On the other hand, product managers handling the development and design of a new product experience will absolutely be focused on the overall user journey, supported by user flows for each specific function. They inherently need a holistic focus that captures not just the nitty gritty steps in a flow, but the emotions and thoughts, and feelings in the journey.

And finally, if you’re a non-product executive, you’re likely more curious to read and give feedback on the user journey, because it’s a higher-level document. You might get your hands dirty with user flow analysis if there’s a large issue with onboarding, for example, but otherwise, it is unlikely to be a part of your day-to-day work.

The issue with user flow and user journey mapping

One of the biggest blockers for a great user journey map is a clear understanding of your user's actual intent, desires, and responses to actions. Obviously, any product manager would take more insight into all of these so that they can improve their mapping and, ultimately, their product.

But how do you do this?

The answer is better, clearer user intent data.

Before I discuss this, let’s consider the current state of play for a SaaS business that does not do this.

They might have some quantitative data around fall off and turn at different stages of their funnel, along with some session recordings and heat Maps. They turn this into what they believe to be a great model of their user's flow or journey through their product.

The reality?

Even the best mental models fail when they hit the real world because they don't rely on real data. If you're a brand new startup with no users, research, competitive mapping, and some educated guessing are the best options.

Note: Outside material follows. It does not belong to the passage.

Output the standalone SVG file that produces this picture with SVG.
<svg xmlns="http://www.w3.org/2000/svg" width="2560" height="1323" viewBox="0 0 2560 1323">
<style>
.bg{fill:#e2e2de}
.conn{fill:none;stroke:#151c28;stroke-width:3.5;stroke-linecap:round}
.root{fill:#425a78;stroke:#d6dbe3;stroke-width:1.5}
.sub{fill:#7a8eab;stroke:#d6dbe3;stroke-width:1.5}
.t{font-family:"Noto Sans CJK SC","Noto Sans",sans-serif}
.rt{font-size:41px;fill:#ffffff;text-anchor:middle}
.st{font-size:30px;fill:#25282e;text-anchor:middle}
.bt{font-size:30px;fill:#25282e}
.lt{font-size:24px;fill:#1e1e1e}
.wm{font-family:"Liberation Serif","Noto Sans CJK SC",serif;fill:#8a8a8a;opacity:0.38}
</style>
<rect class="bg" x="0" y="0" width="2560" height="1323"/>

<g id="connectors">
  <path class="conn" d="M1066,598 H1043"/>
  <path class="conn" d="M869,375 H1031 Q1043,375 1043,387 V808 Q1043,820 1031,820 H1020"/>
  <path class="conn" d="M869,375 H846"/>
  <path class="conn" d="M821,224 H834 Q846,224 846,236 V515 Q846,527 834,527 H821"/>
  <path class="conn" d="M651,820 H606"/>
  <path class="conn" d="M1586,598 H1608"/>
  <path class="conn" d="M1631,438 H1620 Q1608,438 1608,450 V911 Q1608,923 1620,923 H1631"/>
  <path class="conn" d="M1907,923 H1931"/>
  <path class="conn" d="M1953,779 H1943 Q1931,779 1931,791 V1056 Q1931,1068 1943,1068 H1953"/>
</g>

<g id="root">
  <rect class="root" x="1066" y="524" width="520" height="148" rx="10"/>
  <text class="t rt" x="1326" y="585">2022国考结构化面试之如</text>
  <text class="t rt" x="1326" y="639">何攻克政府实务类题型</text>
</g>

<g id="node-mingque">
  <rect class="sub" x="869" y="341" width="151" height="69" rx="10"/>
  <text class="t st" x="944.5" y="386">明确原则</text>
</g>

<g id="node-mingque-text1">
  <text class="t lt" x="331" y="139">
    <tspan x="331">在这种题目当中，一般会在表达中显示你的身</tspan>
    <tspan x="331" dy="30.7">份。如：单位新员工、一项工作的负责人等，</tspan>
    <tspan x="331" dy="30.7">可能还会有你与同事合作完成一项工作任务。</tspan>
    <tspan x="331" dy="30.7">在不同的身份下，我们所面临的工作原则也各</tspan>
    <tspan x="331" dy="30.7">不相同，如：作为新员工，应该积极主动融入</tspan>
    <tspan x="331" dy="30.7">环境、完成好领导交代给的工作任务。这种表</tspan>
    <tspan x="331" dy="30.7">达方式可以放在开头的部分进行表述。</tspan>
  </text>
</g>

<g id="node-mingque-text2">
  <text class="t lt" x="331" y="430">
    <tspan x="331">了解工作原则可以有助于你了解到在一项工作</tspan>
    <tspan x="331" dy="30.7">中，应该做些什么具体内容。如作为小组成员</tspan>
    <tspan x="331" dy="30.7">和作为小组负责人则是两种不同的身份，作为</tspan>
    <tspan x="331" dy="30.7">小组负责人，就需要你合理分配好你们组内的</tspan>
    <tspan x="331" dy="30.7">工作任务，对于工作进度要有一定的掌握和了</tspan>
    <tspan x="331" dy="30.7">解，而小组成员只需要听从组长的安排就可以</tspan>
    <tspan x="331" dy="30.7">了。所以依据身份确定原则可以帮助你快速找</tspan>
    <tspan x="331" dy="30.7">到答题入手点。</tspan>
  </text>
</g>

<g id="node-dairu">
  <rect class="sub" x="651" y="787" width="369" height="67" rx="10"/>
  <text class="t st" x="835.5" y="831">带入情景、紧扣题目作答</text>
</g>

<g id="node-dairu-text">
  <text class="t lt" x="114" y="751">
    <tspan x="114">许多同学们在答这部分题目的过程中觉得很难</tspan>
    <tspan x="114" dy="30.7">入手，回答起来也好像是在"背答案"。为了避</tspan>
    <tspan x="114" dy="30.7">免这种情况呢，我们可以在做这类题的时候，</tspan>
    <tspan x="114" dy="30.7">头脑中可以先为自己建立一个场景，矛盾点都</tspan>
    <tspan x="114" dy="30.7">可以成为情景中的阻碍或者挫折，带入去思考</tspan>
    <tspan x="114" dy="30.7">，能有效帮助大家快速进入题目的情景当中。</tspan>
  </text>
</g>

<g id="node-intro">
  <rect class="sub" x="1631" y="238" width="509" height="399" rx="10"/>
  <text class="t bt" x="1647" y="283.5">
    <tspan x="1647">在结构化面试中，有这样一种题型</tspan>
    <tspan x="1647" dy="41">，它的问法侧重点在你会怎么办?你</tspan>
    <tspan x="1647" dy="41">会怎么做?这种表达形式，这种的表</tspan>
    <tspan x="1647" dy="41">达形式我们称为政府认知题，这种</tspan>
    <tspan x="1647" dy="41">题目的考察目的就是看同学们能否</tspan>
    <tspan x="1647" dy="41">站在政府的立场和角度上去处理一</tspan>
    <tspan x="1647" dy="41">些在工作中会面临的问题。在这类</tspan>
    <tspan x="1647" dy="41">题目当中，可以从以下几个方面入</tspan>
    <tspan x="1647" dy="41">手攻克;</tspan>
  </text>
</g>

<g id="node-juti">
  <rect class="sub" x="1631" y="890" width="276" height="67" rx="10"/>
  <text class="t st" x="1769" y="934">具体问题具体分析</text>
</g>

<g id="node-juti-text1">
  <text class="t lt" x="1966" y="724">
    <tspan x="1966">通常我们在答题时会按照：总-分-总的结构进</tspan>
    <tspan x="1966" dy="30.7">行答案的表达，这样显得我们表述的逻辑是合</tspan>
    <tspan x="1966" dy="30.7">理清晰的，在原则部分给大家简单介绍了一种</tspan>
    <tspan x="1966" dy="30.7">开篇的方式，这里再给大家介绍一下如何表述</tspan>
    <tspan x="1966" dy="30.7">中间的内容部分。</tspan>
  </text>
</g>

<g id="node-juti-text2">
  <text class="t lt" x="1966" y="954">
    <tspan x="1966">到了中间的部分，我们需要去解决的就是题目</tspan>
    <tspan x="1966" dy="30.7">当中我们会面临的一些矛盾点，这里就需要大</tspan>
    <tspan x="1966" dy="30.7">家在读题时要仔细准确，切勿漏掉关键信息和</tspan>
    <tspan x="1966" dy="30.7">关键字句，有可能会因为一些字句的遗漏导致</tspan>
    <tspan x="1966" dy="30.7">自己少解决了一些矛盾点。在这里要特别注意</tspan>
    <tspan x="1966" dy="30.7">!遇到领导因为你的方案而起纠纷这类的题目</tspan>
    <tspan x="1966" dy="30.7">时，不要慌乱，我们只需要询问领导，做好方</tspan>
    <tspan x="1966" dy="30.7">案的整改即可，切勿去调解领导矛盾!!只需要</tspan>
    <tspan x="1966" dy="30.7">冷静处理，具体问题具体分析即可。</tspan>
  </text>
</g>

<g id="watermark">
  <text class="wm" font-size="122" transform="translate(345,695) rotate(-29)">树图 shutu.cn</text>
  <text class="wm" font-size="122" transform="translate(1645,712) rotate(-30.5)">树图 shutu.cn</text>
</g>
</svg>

But if you have a user base, and you're not leveraging intent data to inform your mapping, you’re missing out.

So, how does user intent data actually help?

For many of you, when I say “user intent data” your head might jump to:

  • CTR
  • Heatmaps
  • Session recordings
  • Customer service report

And there’s no problem with that: those are certainly good data points!

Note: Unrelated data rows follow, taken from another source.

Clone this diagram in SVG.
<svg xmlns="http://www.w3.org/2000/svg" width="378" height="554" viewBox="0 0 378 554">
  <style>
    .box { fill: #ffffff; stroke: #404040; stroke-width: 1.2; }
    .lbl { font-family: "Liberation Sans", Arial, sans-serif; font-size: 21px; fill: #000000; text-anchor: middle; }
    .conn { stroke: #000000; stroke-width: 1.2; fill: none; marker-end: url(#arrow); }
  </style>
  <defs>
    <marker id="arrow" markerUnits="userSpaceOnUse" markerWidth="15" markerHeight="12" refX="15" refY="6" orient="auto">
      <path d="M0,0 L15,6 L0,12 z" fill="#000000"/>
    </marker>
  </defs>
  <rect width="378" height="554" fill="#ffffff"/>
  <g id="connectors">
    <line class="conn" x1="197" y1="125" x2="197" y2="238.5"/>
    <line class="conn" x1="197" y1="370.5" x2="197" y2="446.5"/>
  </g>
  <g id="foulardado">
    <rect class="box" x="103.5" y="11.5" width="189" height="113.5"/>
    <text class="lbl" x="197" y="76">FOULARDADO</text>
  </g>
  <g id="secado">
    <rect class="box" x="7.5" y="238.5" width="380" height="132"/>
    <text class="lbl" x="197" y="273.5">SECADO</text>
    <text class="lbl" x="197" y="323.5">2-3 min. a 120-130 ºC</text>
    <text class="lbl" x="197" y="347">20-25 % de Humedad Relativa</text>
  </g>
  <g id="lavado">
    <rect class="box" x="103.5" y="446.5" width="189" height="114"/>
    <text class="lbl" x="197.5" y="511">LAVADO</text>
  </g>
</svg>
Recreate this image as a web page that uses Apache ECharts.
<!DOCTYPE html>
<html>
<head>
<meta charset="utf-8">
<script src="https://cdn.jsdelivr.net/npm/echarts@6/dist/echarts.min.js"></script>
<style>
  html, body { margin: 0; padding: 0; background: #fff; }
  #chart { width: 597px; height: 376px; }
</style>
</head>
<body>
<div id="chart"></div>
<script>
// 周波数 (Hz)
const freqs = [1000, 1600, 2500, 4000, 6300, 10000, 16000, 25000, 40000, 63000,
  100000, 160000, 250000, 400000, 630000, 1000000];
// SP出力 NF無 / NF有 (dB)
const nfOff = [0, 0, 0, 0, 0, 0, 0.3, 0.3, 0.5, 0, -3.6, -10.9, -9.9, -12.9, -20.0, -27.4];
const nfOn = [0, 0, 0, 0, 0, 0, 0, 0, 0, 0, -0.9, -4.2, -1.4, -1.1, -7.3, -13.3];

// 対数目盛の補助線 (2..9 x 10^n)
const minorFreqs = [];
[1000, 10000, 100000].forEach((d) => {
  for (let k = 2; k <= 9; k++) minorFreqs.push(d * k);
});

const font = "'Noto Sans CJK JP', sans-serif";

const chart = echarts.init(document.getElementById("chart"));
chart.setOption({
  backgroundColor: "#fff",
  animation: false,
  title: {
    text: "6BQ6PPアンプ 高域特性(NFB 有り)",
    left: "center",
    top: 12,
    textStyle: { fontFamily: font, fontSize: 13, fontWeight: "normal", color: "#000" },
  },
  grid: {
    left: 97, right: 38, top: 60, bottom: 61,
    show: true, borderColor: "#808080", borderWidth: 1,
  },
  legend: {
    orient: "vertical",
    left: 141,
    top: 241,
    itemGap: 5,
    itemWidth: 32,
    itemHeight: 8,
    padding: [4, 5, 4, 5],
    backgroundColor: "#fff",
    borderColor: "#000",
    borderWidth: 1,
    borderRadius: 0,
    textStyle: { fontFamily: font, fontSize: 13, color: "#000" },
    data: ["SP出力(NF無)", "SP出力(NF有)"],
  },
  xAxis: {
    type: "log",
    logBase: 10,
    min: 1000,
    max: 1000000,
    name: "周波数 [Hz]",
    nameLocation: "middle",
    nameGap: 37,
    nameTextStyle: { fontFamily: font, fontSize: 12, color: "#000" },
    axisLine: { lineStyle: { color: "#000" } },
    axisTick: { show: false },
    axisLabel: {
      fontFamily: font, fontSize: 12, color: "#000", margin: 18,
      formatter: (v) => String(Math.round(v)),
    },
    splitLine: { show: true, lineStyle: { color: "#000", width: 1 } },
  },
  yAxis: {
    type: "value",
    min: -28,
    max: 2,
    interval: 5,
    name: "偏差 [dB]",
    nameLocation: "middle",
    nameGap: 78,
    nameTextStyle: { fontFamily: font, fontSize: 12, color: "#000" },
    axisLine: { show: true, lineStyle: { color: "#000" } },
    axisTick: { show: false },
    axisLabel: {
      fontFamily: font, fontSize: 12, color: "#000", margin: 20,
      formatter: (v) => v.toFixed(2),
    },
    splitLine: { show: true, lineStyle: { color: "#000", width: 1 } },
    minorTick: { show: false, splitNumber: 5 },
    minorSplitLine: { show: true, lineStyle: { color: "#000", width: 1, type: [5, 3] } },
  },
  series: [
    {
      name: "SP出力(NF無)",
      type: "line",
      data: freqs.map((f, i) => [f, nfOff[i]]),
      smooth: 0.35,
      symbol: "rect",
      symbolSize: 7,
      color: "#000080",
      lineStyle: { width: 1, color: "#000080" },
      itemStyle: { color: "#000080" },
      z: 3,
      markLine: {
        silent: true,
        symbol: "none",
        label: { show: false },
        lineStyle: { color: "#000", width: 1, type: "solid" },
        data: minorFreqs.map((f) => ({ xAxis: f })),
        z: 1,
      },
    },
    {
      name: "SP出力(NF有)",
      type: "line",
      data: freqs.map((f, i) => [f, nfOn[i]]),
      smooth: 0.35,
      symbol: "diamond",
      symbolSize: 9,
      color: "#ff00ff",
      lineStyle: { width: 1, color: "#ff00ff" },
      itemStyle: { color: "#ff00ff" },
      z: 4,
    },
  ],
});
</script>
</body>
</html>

But you can do better and get an even clearer picture of what your users want to do and how they respond to your user flow. This will help create a stronger, more accurate picture of their behavior.

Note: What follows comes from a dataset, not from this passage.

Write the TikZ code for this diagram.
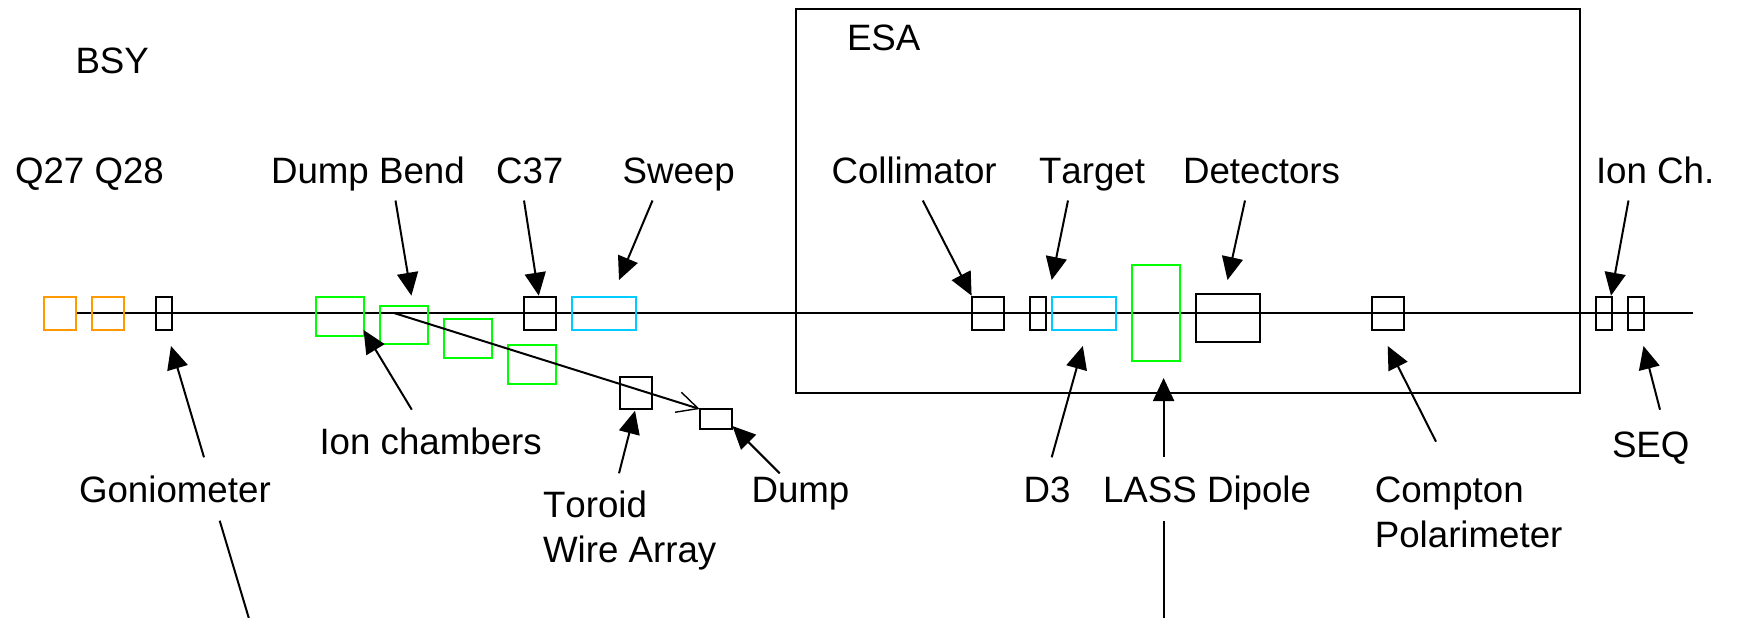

You can do this by leveraging clear natural language inputs from your user.

An example might be reviewing your CX tickets and using data analysis to find common questions and requests.

But you can do this fairly simply (on steroids) with an AI Copilot. One common way we see users leveraging our Copilot for better user intent data and user flow + journey mapping is:

  1. Give Copilot all of your help documentation, knowledge base resources, and other materials.
  2. Allow it to be your point of contact with users, answering questions, directing them to actions you set up, and generally being a much more responsive and fast agent than a human or a static help center
  3. Over time, collect more and more user inputs
  4. Turn these questions, concerns, and other natural language queries into a huge source of knowledge for your entire company. Get insight into the true mind of your user by seeing their experience in their own natural text.
  5. Action these insights into better user flow and journey maps, and concrete product improvements.

You can quickly see how powerful this can be. How do your users talk about your product? Where do your help documents fall short, forcing the Copilot to send them to an agent? Why do folks get frustrated?

User flow and user journey mapping are better when you have robust user intent data to support them!